さて、実際読んでみると翻訳本なので日本語から書かれた書籍とはタッチが異なるが、違和感はない。深層炭素観測に関わる研究成果の一部を紹介したものであり、内容としてはかなり炭素鉱物の話が多い。
現に、第1楽章「土」として、”土”に含まれる炭素源の話からはじまる。炭素鉱物といえば、ダイヤモンドやグラファイトなどの純粋な炭素鉱物を思い浮かべると思うが、不純な(他の元素を含む)炭素鉱物は400種類以上もあるそうだ。確かに例えば、炭酸カルシウムCaCO3も炭素鉱物になる。
第2楽章「空気」では、一転して気体として存在する炭素、つまりCO2やCOなどの話に移り変わる。
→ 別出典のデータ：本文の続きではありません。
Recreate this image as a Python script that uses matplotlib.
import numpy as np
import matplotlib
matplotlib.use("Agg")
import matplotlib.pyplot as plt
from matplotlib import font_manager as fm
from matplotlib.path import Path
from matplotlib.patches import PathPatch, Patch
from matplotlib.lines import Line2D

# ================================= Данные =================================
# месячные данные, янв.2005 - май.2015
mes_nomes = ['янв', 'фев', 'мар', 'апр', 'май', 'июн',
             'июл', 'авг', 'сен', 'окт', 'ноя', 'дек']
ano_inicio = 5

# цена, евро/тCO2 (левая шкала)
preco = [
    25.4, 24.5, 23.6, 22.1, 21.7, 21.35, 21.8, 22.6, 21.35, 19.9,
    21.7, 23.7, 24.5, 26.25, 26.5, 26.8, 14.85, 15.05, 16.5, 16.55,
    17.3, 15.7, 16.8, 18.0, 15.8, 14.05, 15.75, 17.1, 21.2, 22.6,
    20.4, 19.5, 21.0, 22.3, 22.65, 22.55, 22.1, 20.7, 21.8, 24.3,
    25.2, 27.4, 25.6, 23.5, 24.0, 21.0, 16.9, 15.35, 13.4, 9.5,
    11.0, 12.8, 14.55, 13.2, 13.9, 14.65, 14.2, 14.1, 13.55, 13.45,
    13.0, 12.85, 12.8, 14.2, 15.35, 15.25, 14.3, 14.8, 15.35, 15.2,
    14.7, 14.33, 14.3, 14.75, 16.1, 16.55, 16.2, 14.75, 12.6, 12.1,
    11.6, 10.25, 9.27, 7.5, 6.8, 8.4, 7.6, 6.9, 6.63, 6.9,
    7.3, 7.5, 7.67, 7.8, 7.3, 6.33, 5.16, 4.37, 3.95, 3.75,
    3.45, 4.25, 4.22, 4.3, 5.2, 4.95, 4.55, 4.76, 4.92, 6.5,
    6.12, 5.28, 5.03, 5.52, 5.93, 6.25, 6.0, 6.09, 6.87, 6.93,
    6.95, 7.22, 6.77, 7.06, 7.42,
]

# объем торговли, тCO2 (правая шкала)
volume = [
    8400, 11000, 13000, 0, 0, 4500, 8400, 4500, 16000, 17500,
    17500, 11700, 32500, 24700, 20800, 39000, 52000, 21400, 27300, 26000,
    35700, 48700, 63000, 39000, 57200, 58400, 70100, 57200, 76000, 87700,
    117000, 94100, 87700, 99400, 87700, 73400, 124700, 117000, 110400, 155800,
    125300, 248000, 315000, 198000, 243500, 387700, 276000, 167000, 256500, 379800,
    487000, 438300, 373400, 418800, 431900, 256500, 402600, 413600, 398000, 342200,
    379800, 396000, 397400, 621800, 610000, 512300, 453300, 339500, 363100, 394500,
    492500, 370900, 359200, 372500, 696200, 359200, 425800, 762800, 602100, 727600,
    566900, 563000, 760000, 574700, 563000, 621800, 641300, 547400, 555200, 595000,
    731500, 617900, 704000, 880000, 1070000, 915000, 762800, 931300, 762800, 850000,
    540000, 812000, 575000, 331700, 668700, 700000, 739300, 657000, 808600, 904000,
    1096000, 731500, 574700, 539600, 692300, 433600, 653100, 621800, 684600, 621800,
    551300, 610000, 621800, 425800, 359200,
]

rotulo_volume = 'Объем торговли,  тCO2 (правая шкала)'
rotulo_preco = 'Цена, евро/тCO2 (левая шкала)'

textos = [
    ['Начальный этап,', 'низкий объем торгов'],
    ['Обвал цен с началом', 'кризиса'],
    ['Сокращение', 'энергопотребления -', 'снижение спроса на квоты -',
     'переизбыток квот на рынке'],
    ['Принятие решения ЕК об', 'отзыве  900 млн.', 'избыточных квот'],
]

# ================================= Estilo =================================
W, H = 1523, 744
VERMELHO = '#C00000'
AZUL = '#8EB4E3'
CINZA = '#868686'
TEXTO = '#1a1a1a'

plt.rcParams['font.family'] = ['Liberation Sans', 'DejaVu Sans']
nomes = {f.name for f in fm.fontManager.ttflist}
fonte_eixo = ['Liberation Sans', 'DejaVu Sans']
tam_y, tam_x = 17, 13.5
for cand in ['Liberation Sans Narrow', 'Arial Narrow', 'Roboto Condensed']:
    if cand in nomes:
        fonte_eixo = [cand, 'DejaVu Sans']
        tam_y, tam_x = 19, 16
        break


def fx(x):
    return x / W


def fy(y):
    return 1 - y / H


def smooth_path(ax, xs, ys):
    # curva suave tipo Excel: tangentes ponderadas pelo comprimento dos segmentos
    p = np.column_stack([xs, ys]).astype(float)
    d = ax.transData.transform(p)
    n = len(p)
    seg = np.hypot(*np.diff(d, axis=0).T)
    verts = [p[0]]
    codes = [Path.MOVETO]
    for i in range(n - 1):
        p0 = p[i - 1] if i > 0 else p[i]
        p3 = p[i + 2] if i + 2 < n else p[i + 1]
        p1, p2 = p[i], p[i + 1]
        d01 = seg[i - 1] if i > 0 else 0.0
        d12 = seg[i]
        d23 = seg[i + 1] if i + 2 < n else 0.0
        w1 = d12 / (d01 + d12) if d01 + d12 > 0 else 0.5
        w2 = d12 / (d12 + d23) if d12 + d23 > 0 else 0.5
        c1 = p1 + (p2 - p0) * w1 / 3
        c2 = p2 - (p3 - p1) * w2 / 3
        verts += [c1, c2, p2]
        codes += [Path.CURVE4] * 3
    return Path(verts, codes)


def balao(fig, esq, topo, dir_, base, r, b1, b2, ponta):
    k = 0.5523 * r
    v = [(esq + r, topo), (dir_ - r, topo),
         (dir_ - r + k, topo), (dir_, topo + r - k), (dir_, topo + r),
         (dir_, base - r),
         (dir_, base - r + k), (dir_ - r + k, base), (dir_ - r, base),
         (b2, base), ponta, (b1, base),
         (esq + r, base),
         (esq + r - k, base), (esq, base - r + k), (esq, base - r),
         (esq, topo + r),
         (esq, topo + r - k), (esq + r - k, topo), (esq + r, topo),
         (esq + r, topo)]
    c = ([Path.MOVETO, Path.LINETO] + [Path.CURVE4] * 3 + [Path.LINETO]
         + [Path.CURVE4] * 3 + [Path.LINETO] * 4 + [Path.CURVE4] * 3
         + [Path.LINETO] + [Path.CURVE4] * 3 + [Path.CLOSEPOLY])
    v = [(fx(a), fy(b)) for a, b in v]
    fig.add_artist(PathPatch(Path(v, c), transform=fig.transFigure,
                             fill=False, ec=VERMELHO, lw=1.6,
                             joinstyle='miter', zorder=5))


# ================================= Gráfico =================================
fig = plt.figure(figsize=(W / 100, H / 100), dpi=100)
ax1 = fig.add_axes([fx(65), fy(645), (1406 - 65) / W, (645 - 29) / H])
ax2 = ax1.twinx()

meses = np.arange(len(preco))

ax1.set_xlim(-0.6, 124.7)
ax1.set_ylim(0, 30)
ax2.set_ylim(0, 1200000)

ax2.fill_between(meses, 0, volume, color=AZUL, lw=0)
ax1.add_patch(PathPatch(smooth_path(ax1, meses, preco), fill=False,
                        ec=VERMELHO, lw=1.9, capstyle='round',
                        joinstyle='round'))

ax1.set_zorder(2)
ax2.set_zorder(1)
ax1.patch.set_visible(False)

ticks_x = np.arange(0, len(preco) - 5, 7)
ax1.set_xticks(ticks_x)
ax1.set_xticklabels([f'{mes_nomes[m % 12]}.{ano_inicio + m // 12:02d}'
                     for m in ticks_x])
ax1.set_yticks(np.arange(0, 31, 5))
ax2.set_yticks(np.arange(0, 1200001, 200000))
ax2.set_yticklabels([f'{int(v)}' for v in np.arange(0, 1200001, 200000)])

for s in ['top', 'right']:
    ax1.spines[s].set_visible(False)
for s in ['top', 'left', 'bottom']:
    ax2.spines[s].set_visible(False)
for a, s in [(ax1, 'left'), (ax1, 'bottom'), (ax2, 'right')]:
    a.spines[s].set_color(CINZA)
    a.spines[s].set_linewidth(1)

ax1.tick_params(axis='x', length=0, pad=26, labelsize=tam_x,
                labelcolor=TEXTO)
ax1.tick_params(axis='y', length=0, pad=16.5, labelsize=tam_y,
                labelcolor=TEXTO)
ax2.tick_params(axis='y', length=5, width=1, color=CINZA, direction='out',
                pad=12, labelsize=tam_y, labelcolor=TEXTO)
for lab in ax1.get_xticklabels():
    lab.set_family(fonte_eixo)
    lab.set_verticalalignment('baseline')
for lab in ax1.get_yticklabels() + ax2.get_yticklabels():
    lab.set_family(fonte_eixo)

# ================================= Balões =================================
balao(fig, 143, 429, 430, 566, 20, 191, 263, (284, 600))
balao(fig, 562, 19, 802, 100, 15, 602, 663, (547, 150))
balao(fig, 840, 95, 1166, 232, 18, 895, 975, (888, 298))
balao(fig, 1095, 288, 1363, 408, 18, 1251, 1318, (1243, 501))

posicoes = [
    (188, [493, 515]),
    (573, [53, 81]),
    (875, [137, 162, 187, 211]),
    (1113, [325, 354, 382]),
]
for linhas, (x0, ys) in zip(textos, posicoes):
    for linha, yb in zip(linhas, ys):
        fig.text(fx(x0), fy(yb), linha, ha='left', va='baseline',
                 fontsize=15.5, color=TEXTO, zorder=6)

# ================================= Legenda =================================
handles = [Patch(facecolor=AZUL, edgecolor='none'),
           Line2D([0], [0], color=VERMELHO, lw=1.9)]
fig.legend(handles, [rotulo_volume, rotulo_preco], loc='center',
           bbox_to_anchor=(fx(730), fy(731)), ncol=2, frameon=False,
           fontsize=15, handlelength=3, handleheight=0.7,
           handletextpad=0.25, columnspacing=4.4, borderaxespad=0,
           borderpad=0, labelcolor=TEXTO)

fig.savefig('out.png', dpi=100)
気候変動や二酸化炭素排出問題についての話ばかりかなと思いきや、炭素の観測による噴火予知などの話もあり参考になった。続いて、第3楽章「火」。日常的にある炭素製品を紹介する章だ。化学者としてはここはスムーズに読みやすい。
いつもこのような一般書を読むときは内容よりも、読み手を意識した書き方を勉強している。専門にハマりすぎてしまうと、専門外のひとを置いてけぼりにしやすい。大変参考になった。最後は第4楽章「水」。生命に関わる炭素、つまり我々自身だ。主の部分は意外とさっくり終わってしまって少し物足りなかった。ただ、変奏と第している部分に関しては、知らない内容もありなかなか読む価値がある。
総じて、有機化学主体のサトケンさんの炭素文明論などとはまったく異なるが、基礎知識に加えて、様々な観点や立場から炭素をみるということを学べたということで満足できた。眠いときでなければさらっと読めてしまうので、ぜひ読んでみてください。
追伸:各所にQRコードが散りばめられていて、登場する鉱石の画像や動画へ簡単にアクセスできるのは面白い。本を読んでいるときにQRlコードにアクセスしないよなあと思っていたが、これが鉱石の名前ではイメージがわかず、ついアクセスしてしまう。すぐにその写真をみることができるのは便利だ。そして、頭に思い浮かんだ鉱石よりも意外と地味である(石なので当たり前だが)ことに毎回納得。